We all know that communication in meetings — especially virtual meetings — is often less than optimal. The number of questions, differing perspectives, repetition, and multiple points of view often creates a kind of static where it’s difficult to say what goals were furthered during the meeting time.

Meeting goers don’t always remember what was said. The Wall Street Journal indicates that people remember just 10% of the material imparted in face-to-face communications, of which meetings are a subset.So, how can you improve meeting communication? Listen better.

Have a Listening System in Place

A recent Harvard Business Review suggests note-taking as a system of both documenting the meeting’s content for your needs and improving your listening.
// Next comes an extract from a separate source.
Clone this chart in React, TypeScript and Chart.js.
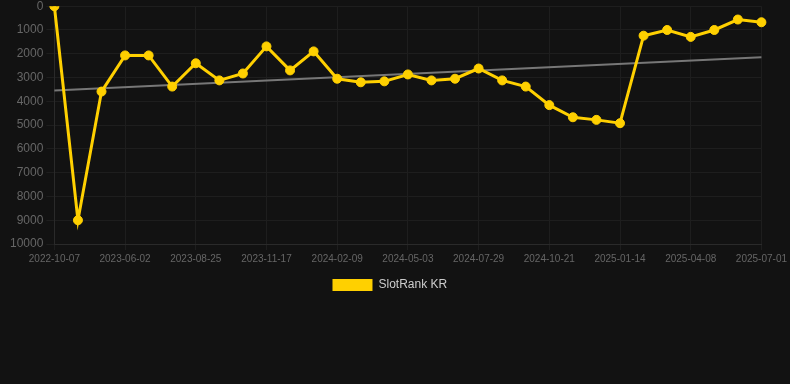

It dubs the system, elegant in its simplicity, “Margin Notes.” Take notes as you normally would during a meeting, with the gist jotted or input. But set a wide margin on the left. In that margin, write the responses you’re thinking. Does an alternative plan seem like a better idea? Are launch progress dates clear to the product team? Should marketing be brought up to speed on the new plan?

Margin Notes fulfills several business strategy goals that help you listen better.

First, communication at meetings sometimes fails because participants pay more attention to their internal responses than to what’s actually said. It’s natural to respond with the kinds of questions that Margin Notes captures, but most people keep them in their head rather than systematically writing them down.

If they are internal, you have to say them fairly quickly or risk the meeting moving on, or forgetting them.

Both distract you from listening to what is said.

If they are externalized through Margin Notes, however, you are freed from distractions with little effort.

Second, you can systematically deal with your reactions. If someone else brings up a discussion of the alternate plan, you cross it off your list. If launch progress dates are clarified in the last ten minutes, you cross them off. If they’re not, bring it up then. If the meeting adjourns before marketing can reasonably be discussed, make a note to follow up later.

Listen Carefully. Margin Notes can also free you to listen more carefully to what people communicate. Much can, after all, be learned from business meetings, both in spoken content and in what interchanges and body language reveal about relationships between people and departments.

It may be useful to implement a form of what the WSJ calls “RASA.” RASA is an acronym for

  • Receive
  • Appreciate
  • Summarize
  • Asking questions.

The system is designed to promote best practices in face-to-face meetings, but it can also be extrapolated to business meetings.

The concept is to receive what a person is saying without jumping in with feedback – of any kind. Appreciate it by responding that you have heard it. (In face-to-face venues, “mmm” will suffice; a mental “mmm” will suffice in meetings.) Summarize (your Margin Notes). Then, ask questions as necessary.

While meeting communication can be filled with a kind of organizational static, listening carefully will allow you to communicate effectively and reach organizational goals.